Boost Java Backend Performance: When If Beats Switch and Why CPU Branch Prediction Matters

During a live stream a viewer complained about a business logic that contained over a hundred if‑else branches, prompting the suggestion to replace them with a switch. The author revisited Dubbo's source code, discovered the ChannelEventRunnable that dispatches tasks to a business thread pool, and noticed that the state check state == ChannelState.RECEIVED was isolated as a separate if while the remaining states were handled by a switch.

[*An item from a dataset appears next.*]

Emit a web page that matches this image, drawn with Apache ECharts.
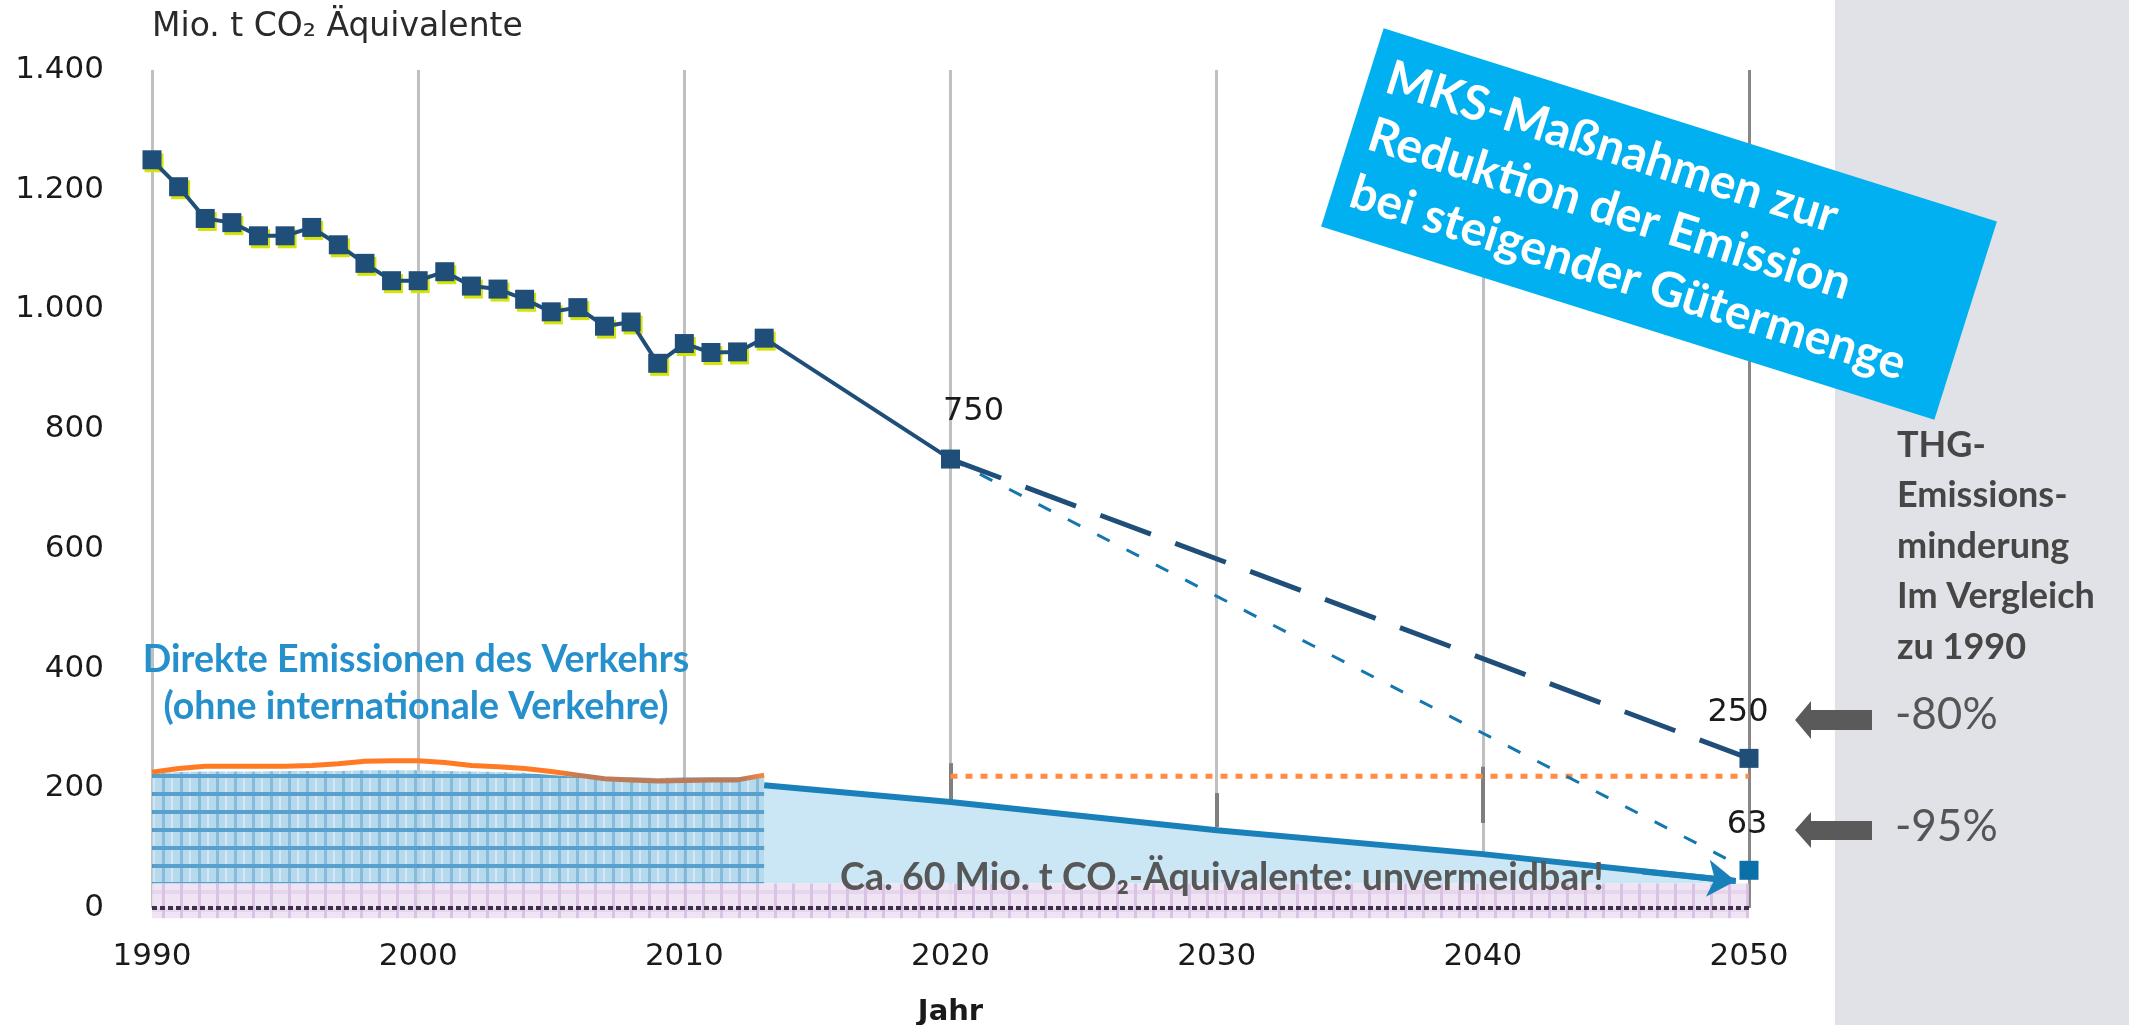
<!DOCTYPE html>
<html>
<head>
<meta charset="utf-8">
<title>THG-Emissionen des Verkehrs</title>
<script src="https://cdn.jsdelivr.net/npm/echarts@6/dist/echarts.min.js"></script>
<style>
html,body{margin:0;padding:0;background:#fff;}
#main{width:2129px;height:1025px;}
</style>
</head>
<body>
<div id="main"></div>
<script>
// Werte (Mio. t CO2-Äquivalente)
var jahre = [1990,1991,1992,1993,1994,1995,1996,1997,1998,1999,2000,2001,2002,2003,2004,2005,2006,2007,2008,2009,2010,2011,2012,2013];
var emissionen = [1250,1205,1152,1145,1123,1123,1137,1108,1077,1048,1048,1063,1039,1034,1017,996,1003,972,979,910,943,928,929,952];
var ziel2020 = [2020, 750];
var ziel80 = [[2020, 750], [2050, 250]];
var ziel95 = [[2020, 750], [2050, 63]];

// direkte Emissionen des Verkehrs
var direkt = [225,227,228,228,228,229,229,229,230,230,230,229,228,227,226,222,219,218,218,217,218,218,218,218];
var direktOrange = [227,233,237,237,237,237,238,241,245,246,246,243,238,236,233,228,222,216,214,212,213,214,214,222];
var pfadJahre = [2013, 2020, 2030, 2040, 2049.5];
var pfadWerte = [205, 177, 130, 90, 45];
var referenz = [[2020, 220], [2050, 220]];
var stuetzen = [[2020, 242, 177], [2030, 192, 135], [2040, 236, 142]];
var sockel = [-17, 41]; // ca. 60 Mio. t unvermeidbar
var nulllinie = [[1990, 0], [2050, 0]];

function karo() {
	var c = document.createElement('canvas');
	c.width = 18; c.height = 18;
	var g = c.getContext('2d');
	g.fillStyle = '#b0d5ea'; g.fillRect(0, 0, 18, 18);
	g.fillStyle = '#cfe6f3'; g.fillRect(9, 0, 2, 18);
	g.fillStyle = '#78b5d9'; g.fillRect(0, 0, 3, 18);
	g.fillStyle = '#4696c8'; g.fillRect(0, 0, 18, 4);
	return c;
}
function lila() {
	var c = document.createElement('canvas');
	c.width = 18; c.height = 18;
	var g = c.getContext('2d');
	g.fillStyle = '#eee2f3'; g.fillRect(0, 0, 18, 18);
	g.fillStyle = '#e5d2ec'; g.fillRect(0, 8, 18, 4);
	g.fillStyle = '#d7bde2'; g.fillRect(0, 0, 3, 18);
	return c;
}
var musterKaro = karo();
var musterLila = lila();

function tausender(v) {
	if (v >= 1000) return Math.floor(v / 1000) + '.' + String(v % 1000).padStart(3, '0');
	return String(v);
}

var myChart = echarts.init(document.getElementById('main'));

var option = {
	animation: false,
	backgroundColor: '#ffffff',
	grid: { left: 152, right: 380, top: 70, bottom: 117, containLabel: false, outerBoundsMode: 'none' },
	xAxis: {
		type: 'value', min: 1990, max: 2050, interval: 10,
		name: 'Jahr', nameLocation: 'middle', nameGap: 104,
		nameTextStyle: { fontFamily: 'DejaVu Sans', fontWeight: 'bold', fontSize: 29, color: '#1a1a1a', verticalAlign: 'middle' },
		axisLine: { show: false },
		axisTick: { show: false },
		axisLabel: { margin: 33, fontFamily: 'DejaVu Sans', fontSize: 31, color: '#1a1a1a', lineHeight: 31,
			formatter: function (v) { return String(v); } },
		splitLine: { show: true, lineStyle: { width: 3, color: ['#c0c0c0','#c0c0c0','#c0c0c0','#c0c0c0','#c0c0c0','#c0c0c0','#878787'] } }
	},
	yAxis: {
		type: 'value', min: 0, max: 1400, interval: 200,
		name: 'Mio. t CO₂ Äquivalente', nameLocation: 'end', nameGap: 43,
		nameTextStyle: { fontFamily: 'DejaVu Sans', fontSize: 33, color: '#2a2a2a', align: 'left', verticalAlign: 'middle' },
		axisLine: { show: false },
		axisTick: { show: false },
		splitLine: { show: false },
		axisLabel: { margin: 48, fontFamily: 'DejaVu Sans', fontSize: 31, color: '#1a1a1a', formatter: tausender }
	},
	series: [
		{
			// Fläche des Minderungspfads
			type: 'line', z: 2, silent: true, symbol: 'none',
			data: pfadJahre.map(function (j, i) { return [j, pfadWerte[i]]; }),
			lineStyle: { width: 0, opacity: 0 },
			areaStyle: { color: '#cbe7f5', opacity: 1, origin: sockel[1] }
		},
		{
			type: 'line', z: 3, silent: true, symbol: 'none',
			data: jahre.map(function (j, i) { return [j, direkt[i]]; }),
			lineStyle: { width: 0, opacity: 0 },
			areaStyle: { color: { image: musterKaro, repeat: 'repeat' }, opacity: 0.9, origin: sockel[1] }
		},
		{
			type: 'custom', z: 3, silent: true, clip: false,
			data: [[1990, 2050, sockel[0], sockel[1]]],
			encode: { x: [0, 1], y: [2, 3] },
			renderItem: function (params, api) {
				var a = api.coord([api.value(0), api.value(3)]);
				var b = api.coord([api.value(1), api.value(2)]);
				return {
					type: 'rect',
					shape: { x: a[0], y: a[1], width: b[0] - a[0], height: b[1] - a[1] },
					style: { fill: { image: musterLila, repeat: 'repeat' }, opacity: 0.92 }
				};
			}
		},
		{
			type: 'line', z: 4, silent: true, symbol: 'none',
			data: jahre.map(function (j, i) { return [j, direktOrange[i]]; }),
			lineStyle: {
				width: 5,
				color: { type: 'linear', x: 0, y: 0, x2: 1, y2: 0, colorStops: [
					{ offset: 0, color: '#ff7a22' }, { offset: 0.66, color: '#ff7a22' },
					{ offset: 0.70, color: '#bf7b55' }, { offset: 0.96, color: '#b97b58' }, { offset: 1, color: '#ff8a3a' }
				] }
			}
		},
		{
			type: 'line', z: 5, silent: true, symbol: 'none',
			data: nulllinie,
			lineStyle: { width: 4, color: '#3b3046', type: [5, 3] }
		},
		{
			type: 'line', z: 5, silent: true, symbol: 'none',
			data: referenz,
			lineStyle: { width: 5, color: '#ff8c45', type: [7, 8] },
			markLine: {
				silent: true, symbol: 'none', label: { show: false },
				lineStyle: { color: '#7f7f7f', width: 4, type: 'solid' },
				data: stuetzen.map(function (s) { return [{ coord: [s[0], s[1]] }, { coord: [s[0], s[2]] }]; })
			}
		},
		{
			// Minderungspfad mit Pfeil
			type: 'line', z: 6, silent: true, symbol: 'none',
			data: pfadJahre.map(function (j, i) { return [j, pfadWerte[i]]; }),
			lineStyle: { color: '#1a80b9', width: 6 },
			markLine: {
				silent: true, symbol: ['none', 'arrow'], symbolSize: 28, label: { show: false },
				lineStyle: { color: '#1a80b9', width: 6, type: 'solid' },
				data: [[{ coord: [2046, pfadWerte[4] + 16] }, { coord: [pfadJahre[4], pfadWerte[4]] }]]
			}
		},
		{
			type: 'line', z: 8, silent: true, symbol: 'rect', symbolSize: 19, symbolOffset: [2, 3],
			data: jahre.map(function (j, i) { return [j, emissionen[i]]; }),
			itemStyle: { color: '#d5e30c' },
			lineStyle: { width: 0, opacity: 0 }
		},
		{
			type: 'line', z: 9, silent: true, symbol: 'rect', symbolSize: 14,
			data: [ziel95[0], { value: ziel95[1], symbolSize: 19,
				label: { show: true, position: 'top', distance: 20, offset: [-2, 0], formatter: String(ziel95[1][1]), fontFamily: 'DejaVu Sans', fontSize: 32, color: '#1a1a1a', lineHeight: 32 } }],
			showAllSymbol: true,
			itemStyle: { color: '#0b6fa8' },
			lineStyle: { color: '#1477b0', width: 3, type: [14, 19] }
		},
		{
			type: 'line', z: 10, silent: true, symbol: 'rect', symbolSize: 19,
			data: [{ value: ziel80[0], symbol: 'none' }, { value: ziel80[1],
				label: { show: true, position: 'top', distance: 20, offset: [-11, 0], formatter: String(ziel80[1][1]), fontFamily: 'DejaVu Sans', fontSize: 32, color: '#1a1a1a', lineHeight: 32 } }],
			itemStyle: { color: '#1f4e79' },
			lineStyle: { color: '#1f4e79', width: 5, type: [54, 26] }
		},
		{
			type: 'line', z: 11, silent: true, symbol: 'rect', symbolSize: 19,
			data: jahre.map(function (j, i) { return [j, emissionen[i]]; }).concat([{ value: ziel2020,
				label: { show: true, position: 'top', distance: 22, offset: [23, 0], formatter: String(ziel2020[1]), fontFamily: 'DejaVu Sans', fontSize: 32, color: '#1a1a1a', lineHeight: 32 } }]),
			itemStyle: { color: '#1f4e79' },
			lineStyle: { color: '#1f4e79', width: 4 }
		}
	],
	graphic: [
		{ type: 'rect', z: 0, silent: true, shape: { x: 1835, y: 0, width: 294, height: 1025 }, style: { fill: '#e1e2e7' } },
		{ type: 'text', z: 50, silent: true, style: { text: 'Direkte Emissionen des Verkehrs\n(ohne internationale Verkehre)', x: 416, y: 683, font: 'bold 37.5px Lato', fill: '#2590cc', lineHeight: 47, align: 'center', verticalAlign: 'middle', textAlign: 'center', textVerticalAlign: 'middle' } },
		{ type: 'text', z: 50, silent: true, style: { text: 'Ca. 60 Mio. t CO₂-Äquivalente: unvermeidbar!', x: 1222, y: 878, font: 'bold 37.5px Lato', fill: '#575757', align: 'center', verticalAlign: 'middle', textAlign: 'center', textVerticalAlign: 'middle' } },
		{ type: 'text', z: 50, silent: true, style: { text: 'THG-\nEmissions-\nminderung\nIm Vergleich\nzu 1990', x: 1897, y: 420, font: 'bold 36px Lato', fill: '#464646', lineHeight: 50.5, align: 'left', verticalAlign: 'top', textAlign: 'left', textVerticalAlign: 'top' } },
		{ type: 'text', z: 50, silent: true, style: { text: '-80%', x: 1895, y: 715, font: '44px Lato', fill: '#555555', align: 'left', verticalAlign: 'middle', textAlign: 'left', textVerticalAlign: 'middle' } },
		{ type: 'text', z: 50, silent: true, style: { text: '-95%', x: 1895, y: 827, font: '44px Lato', fill: '#555555', align: 'left', verticalAlign: 'middle', textAlign: 'left', textVerticalAlign: 'middle' } },
		{ type: 'polygon', z: 50, silent: true, shape: { points: [[1795,720],[1811,701],[1811,710],[1872,710],[1872,730],[1811,730],[1811,739]] }, style: { fill: '#5a5a5a' } },
		{ type: 'polygon', z: 50, silent: true, shape: { points: [[1795,830],[1811,812],[1811,821],[1872,821],[1872,840],[1811,840],[1811,848]] }, style: { fill: '#5a5a5a' } },
		{
			type: 'group', x: 1659, y: 224, rotation: -17.5 * Math.PI / 180, z: 100, silent: true,
			children: [
				{ type: 'rect', z: 100, shape: { x: -321.5, y: -104, width: 643, height: 208 }, style: { fill: '#00b0f0' } },
				{ type: 'text', z: 101, style: { text: 'MKS-Maßnahmen zur\nReduktion der Emission\nbei steigender Gütermenge', x: -303, y: -89, font: 'bold 48px Lato', fill: '#ffffff', lineHeight: 60, align: 'left', verticalAlign: 'top', textAlign: 'left', textVerticalAlign: 'top' } }
			]
		}
	]
};

myChart.setOption(option);
</script>
</body>
</html>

The author then investigated why this pattern could be beneficial, learning that modern CPUs employ branch prediction and instruction pipelining to accelerate predictable jumps. Simple if jumps can be speculatively executed, whereas a switch must first compute an index and perform a table lookup, which offers O(1) or O(log n) complexity but does not benefit from branch prediction for the dominant case.

CPU Branch Prediction

Branch predictors try to guess the outcome of a conditional jump based on recent history. When predictions are correct, the pipeline continues without stalls; a misprediction forces the pipeline to flush, costing 10–20 clock cycles. The article explains static, dynamic, and random prediction strategies and mentions real‑world attacks like Spectre that exploit speculative execution.

If vs Switch Benchmark

Using JMH, the author generated 1 000 000 random state values with 99.99 % being ChannelState.RECEIVED and compared three implementations: pure if, if + switch, and pure switch. The results showed the pure if version achieving roughly twice the throughput of the others for hot‑path branches. When the state distribution was made random, the pure if still performed best, though the gap narrowed.

Increasing the number of distinct enum values to twelve finally gave the switch a performance edge, confirming that a larger number of branches can make table‑based dispatch more efficient.

Bytecode Decompilation

Decompiling the switch reveals a tableswitch instruction that directly indexes into a jump table (O(1) lookup). When case values are sparse, the compiler emits a lookupswitch, which performs a binary search (O(log n)). The if version, by contrast, generates a series of compare‑and‑branch instructions, each evaluating the condition at runtime.

Why Sorted Arrays Are Faster

The article also references a popular StackOverflow question about the speed difference between processing sorted and unsorted arrays. When an array is sorted, a branch that checks for values greater than a threshold quickly becomes predictable, allowing the branch predictor to succeed almost every time, which dramatically reduces pipeline stalls.

Conclusion

For hot‑path branches that are taken >99 % of the time, extracting them into separate if statements lets the CPU’s branch predictor work effectively, yielding up to double the throughput compared with a monolithic switch. However, when the number of distinct cases grows, a switch (especially a tableswitch) can become more efficient. Understanding instruction pipelines, branch prediction, and the characteristics of the data being processed is essential for writing high‑performance backend code.